An analysis of European cave markings, which include lines, dots and y-shaped symbols, suggested they were a method of communication for hunter-gatherers, according to a study published in the Cambridge Archaeological Journal on Thursday.

The markings, when closely associated with animal images, further appeared to represent numbers for months on a lunar calendar and helped communicate the reproductive cycles of animals, the study noted.

Researchers referred to the markings, which appeared in 600-plus Ice Age images, as part of a proto-writing system, or a system that communicates information through markings.

The study comes after furniture conservator Ben Bacon spent “numerous hours” researching drawings online and at the British Library, the BBC reported, as he looked for repeating patterns.

Bacon noted that a y-shaped sign in select drawings possibly symbolised giving birth as it showed a line growing from another line, according to the BBC.

He later began working with professors from Durham University and University College London who found information embedded in the markings, which, until the study, archaeologists believed “were storing some kind of information but did not know their specific meaning,” according to a press release.

Paul Pettitt, a Durham University archeologist, said he was glad he took Bacon seriously after he contacted him, according to The Guardian.

“The results show that Ice Age hunter-gatherers were the first to use a systemic calendar and marks to record information about major ecological events within that calendar,” Pettitt said.

“We’re able to show that these people ― who left a legacy of spectacular art in the caves of [France’s] Lascaux and [Spain’s] Altamira ― also left a record of early timekeeping that would eventually become commonplace among our species.”

Lascaux is the setting of a complex of caves in southwestern France famous for its Paleolithic cave paintings.

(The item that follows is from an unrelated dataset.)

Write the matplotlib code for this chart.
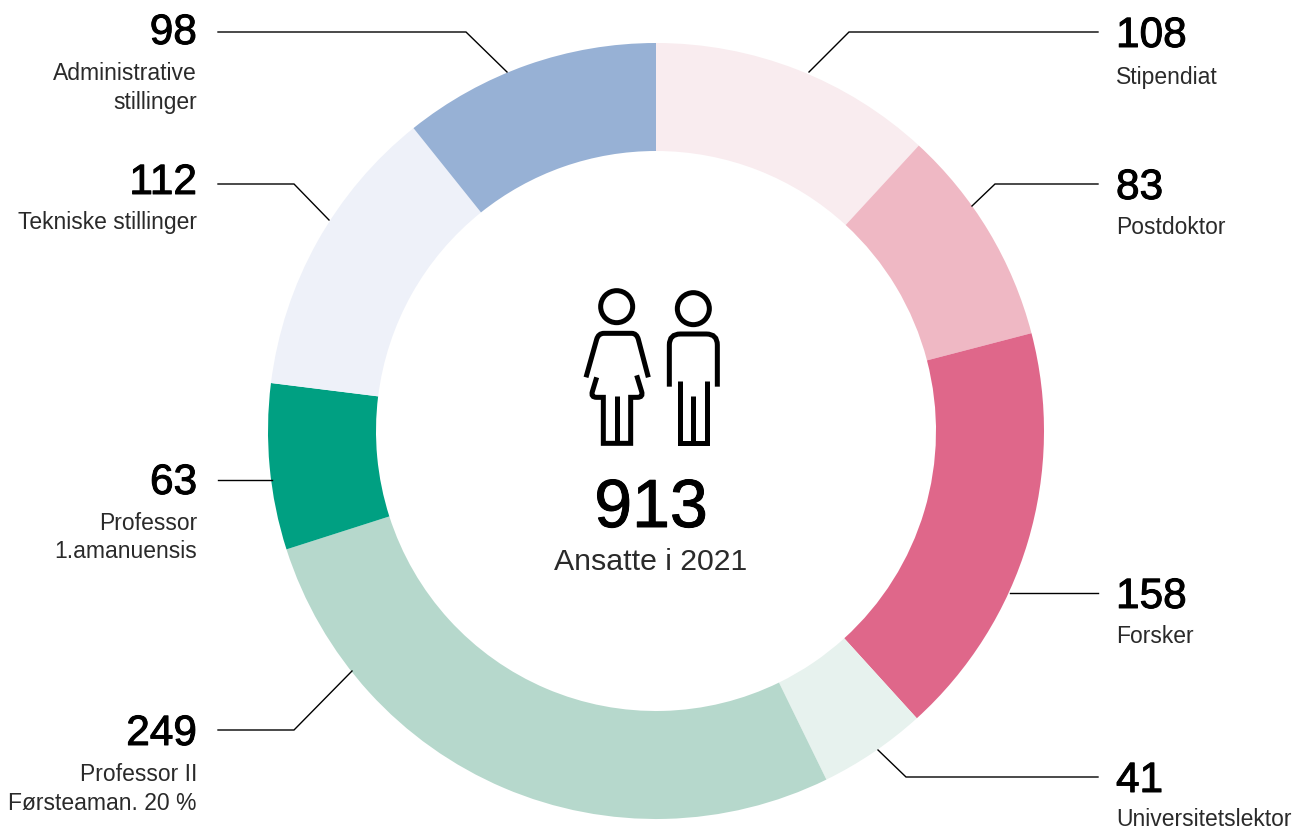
import matplotlib

matplotlib.use("Agg")
import matplotlib.patheffects as pe
import matplotlib.pyplot as plt
from matplotlib.patches import Circle, PathPatch
from matplotlib.path import Path

W, H = 1296, 830
CENTER = (656, H - 431)
R_OUTER = 388
R_WIDTH = 108

# clockwise from 12 o'clock
categories = ["Stipendiat", "Postdoktor", "Forsker", "Universitetslektor",
              "Professor II\nFørsteaman. 20 %", "Professor\n1.amanuensis",
              "Tekniske stillinger", "Administrative\nstillinger"]
values = [108, 83, 158, 41, 249, 63, 112, 98]
colors = ["#F9ECEF", "#EFB8C4", "#DF678A", "#E7F2EE", "#B6D8CC", "#00A082", "#EEF1F9", "#97B1D5"]
total_label = "913"
total_text = "Ansatte i 2021"

# pixel baselines of number / first text line, side of the label, leader polyline
number_y = [47, 199, 608, 792, 745, 494, 194, 44]
text_y = [84, 234, 643, 826, 781, 530, 229, 80]
sides = ["r", "r", "r", "r", "l", "l", "l", "l"]
leaders = [
    [(1098, 32), (849, 32), (809, 72)],
    [(1098, 184), (995, 184), (972, 206)],
    [(1098, 593), (1010, 593)],
    [(1098, 777), (906, 777), (878, 750)],
    [(218, 730), (294, 730), (352, 671)],
    [(218, 480), (272, 480)],
    [(218, 184), (294, 184), (329, 220)],
    [(218, 32), (466, 32), (507, 72)],
]

FONT = ["Liberation Sans", "DejaVu Sans"]
# Liberation has no medium weight, a thin outline gets the numbers close
MEDIUM = [pe.withStroke(linewidth=0.7, foreground="black")]

fig = plt.figure(figsize=(W / 100, H / 100), dpi=100)
ax = fig.add_axes([0, 0, 1, 1])

ax.pie(values, colors=colors, startangle=90, counterclock=False, center=CENTER,
       radius=R_OUTER, wedgeprops={"width": R_WIDTH, "linewidth": 0}, frame=True)
ax.set_xlim(0, W)
ax.set_ylim(0, H)
ax.set_aspect("equal")
ax.axis("off")

for line in leaders:
    ax.plot([p[0] for p in line], [H - p[1] for p in line], color="black", lw=1.0,
            solid_joinstyle="miter")

for cat, val, ny, ty, side in zip(categories, values, number_y, text_y, sides):
    x = 1116 if side == "r" else 197
    ha = "left" if side == "r" else "right"
    ax.text(x, H - ny, str(val), ha=ha, va="baseline", fontsize=30.5, family=FONT,
            color="black", path_effects=MEDIUM)
    for i, part in enumerate(cat.split("\n")):
        ax.text(x, H - ty - i * 28.5, part, ha=ha, va="baseline", fontsize=16.5, family=FONT,
                color="#2a2a2a")

ax.text(651, H - 527, total_label, ha="center", va="baseline", fontsize=49, family=FONT,
        color="black", path_effects=MEDIUM)
ax.text(651, H - 570, total_text, ha="center", va="baseline", fontsize=21.8, family=FONT,
        color="#2a2a2a")


def zp(x, y):
    return 560 + x / 3, H - (270 + y / 3)


def stroke(points, codes=None):
    verts = [zp(*p) for p in points]
    if codes is None:
        codes = [Path.MOVETO] + [Path.LINETO] * (len(verts) - 1)
    ax.add_patch(PathPatch(Path(verts, codes), fill=False, ec="black", lw=3.6,
                           capstyle="butt", joinstyle="miter"))


M, L, Q = Path.MOVETO, Path.LINETO, Path.CURVE3

for cx, cy in [(170, 110), (400, 116)]:
    ax.add_patch(Circle(zp(cx, cy), 16, fill=False, ec="black", lw=3.6))

# woman
stroke([(78, 322), (110, 208), (115, 190), (132, 190), (215, 190), (230, 190), (235, 208), (265, 322)],
       [M, L, Q, Q, L, Q, Q, L])
stroke([(110, 322), (97, 365), (92, 382), (110, 382), (130, 382), (130, 520), (212, 520), (212, 382),
        (232, 382), (250, 382), (245, 365), (230, 316)],
       [M, L, Q, Q, L, L, L, L, L, Q, Q, L])
stroke([(170, 378), (170, 520)])

# man
stroke([(328, 350), (328, 225), (328, 192), (361, 192), (439, 192), (472, 192), (472, 225), (472, 350)],
       [M, L, Q, Q, L, Q, Q, L])
stroke([(360, 332), (360, 520), (440, 520), (440, 332)])
stroke([(400, 378), (400, 520)])

fig.savefig("out.png", dpi=100, facecolor="white")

They contain some of the best-known Upper Paleolithic art.
Lascaux is the setting of a complex of caves in southwestern France famous for its Paleolithic cave paintings. They contain some of the best-known Upper Paleolithic art.
History/Universal Images Group via Getty Images

During an interview with CNN, Alistair Pike, an archaeological science professor at the University of Southampton who is unaffiliated with the study, compared the search for meaning in European Paleolithic cave art to looking for a needle in a haystack.

″[This] study is the most convincing evidence so far of the systematic meaning of the association of dots, lines and symbols with animals,” Pike said.

Bacon said that the people responsible for the drawings thousands of years ago feel “suddenly a lot closer” to him, The Guardian reported.

“As we probe deeper into their world, what we are discovering is that these ancient ancestors are a lot more like us than we had previously thought,” Bacon said.

“What we are hoping, and the initial work is promising, is that unlocking more parts of the proto-writing system will allow us to gain an understanding of what information our ancestors valued.”